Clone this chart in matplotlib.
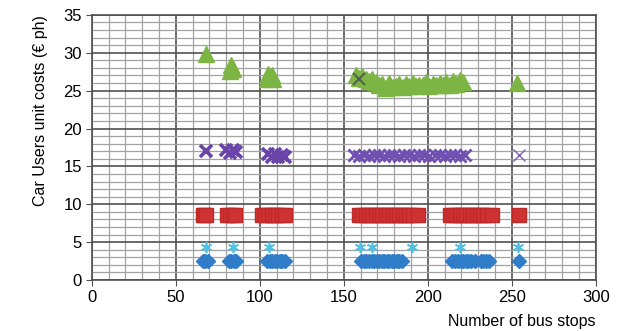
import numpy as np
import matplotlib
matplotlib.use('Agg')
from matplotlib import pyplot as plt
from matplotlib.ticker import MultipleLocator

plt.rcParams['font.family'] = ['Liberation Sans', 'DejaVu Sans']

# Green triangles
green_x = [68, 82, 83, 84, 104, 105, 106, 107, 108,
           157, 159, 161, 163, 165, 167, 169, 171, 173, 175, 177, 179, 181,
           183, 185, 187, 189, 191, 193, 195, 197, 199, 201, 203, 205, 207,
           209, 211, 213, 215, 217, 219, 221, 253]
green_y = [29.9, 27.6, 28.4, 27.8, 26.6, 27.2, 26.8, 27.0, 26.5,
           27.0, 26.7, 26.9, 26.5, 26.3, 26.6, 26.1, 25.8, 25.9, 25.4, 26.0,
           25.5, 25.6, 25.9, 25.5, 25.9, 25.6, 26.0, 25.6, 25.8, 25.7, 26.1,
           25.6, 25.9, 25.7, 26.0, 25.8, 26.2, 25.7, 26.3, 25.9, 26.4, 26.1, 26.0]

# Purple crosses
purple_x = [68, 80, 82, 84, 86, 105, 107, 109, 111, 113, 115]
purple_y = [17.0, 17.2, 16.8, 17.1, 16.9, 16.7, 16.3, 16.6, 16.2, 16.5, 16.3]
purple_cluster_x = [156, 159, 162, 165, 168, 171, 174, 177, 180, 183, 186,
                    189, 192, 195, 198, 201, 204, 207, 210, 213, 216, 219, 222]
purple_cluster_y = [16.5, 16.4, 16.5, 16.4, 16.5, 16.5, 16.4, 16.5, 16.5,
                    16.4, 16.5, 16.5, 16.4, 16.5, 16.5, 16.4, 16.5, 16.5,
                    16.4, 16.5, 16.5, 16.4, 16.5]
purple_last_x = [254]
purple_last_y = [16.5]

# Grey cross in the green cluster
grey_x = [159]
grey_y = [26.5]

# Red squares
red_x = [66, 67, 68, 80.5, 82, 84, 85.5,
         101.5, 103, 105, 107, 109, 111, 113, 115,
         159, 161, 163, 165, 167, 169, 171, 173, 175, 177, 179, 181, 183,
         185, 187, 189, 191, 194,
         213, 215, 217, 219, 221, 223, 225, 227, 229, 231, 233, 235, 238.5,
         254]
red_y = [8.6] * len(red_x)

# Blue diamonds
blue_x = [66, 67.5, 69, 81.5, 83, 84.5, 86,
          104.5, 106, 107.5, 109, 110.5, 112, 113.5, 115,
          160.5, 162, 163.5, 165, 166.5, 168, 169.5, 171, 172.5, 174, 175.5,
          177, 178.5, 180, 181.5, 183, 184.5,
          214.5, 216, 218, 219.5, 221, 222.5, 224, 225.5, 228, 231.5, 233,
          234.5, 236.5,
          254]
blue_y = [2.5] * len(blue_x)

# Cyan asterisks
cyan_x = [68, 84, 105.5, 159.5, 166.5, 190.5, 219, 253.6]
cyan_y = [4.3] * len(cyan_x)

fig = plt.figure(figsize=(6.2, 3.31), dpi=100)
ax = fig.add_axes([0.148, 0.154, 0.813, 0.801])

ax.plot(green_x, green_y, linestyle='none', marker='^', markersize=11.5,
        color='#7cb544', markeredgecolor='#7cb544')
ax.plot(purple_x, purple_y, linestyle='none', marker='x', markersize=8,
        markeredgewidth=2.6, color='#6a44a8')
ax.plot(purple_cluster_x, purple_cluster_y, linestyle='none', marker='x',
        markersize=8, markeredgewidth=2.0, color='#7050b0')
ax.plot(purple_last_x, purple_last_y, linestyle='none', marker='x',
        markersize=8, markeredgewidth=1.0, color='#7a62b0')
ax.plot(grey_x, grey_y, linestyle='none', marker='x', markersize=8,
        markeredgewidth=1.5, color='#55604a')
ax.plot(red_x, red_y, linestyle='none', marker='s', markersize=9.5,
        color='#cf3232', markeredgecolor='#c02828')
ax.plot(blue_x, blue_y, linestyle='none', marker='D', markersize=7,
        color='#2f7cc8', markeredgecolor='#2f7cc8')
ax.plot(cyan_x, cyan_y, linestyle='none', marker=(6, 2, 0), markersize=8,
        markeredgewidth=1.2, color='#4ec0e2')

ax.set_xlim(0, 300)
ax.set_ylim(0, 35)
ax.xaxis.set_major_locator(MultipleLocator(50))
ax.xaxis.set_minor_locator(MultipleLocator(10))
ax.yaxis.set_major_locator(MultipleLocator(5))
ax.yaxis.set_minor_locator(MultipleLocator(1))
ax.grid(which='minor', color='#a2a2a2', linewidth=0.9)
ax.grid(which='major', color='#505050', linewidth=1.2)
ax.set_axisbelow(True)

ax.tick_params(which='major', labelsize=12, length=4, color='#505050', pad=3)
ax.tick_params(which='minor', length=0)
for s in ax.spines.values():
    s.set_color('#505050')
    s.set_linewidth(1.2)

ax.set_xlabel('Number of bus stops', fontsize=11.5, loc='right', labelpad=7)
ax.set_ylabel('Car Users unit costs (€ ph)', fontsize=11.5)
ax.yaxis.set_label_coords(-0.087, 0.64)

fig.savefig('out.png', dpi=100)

● **Required task**: Write out again, exactly, the lines from the start of the listing up to the line containing "plt.rcParams['font.family'] = ['Liberation", with both ends and without pictures.

● **Final answer**:
Clone this chart in matplotlib.
import numpy as np
import matplotlib
matplotlib.use('Agg')
from matplotlib import pyplot as plt
from matplotlib.ticker import MultipleLocator

plt.rcParams['font.family'] = ['Liberation Sans', 'DejaVu Sans']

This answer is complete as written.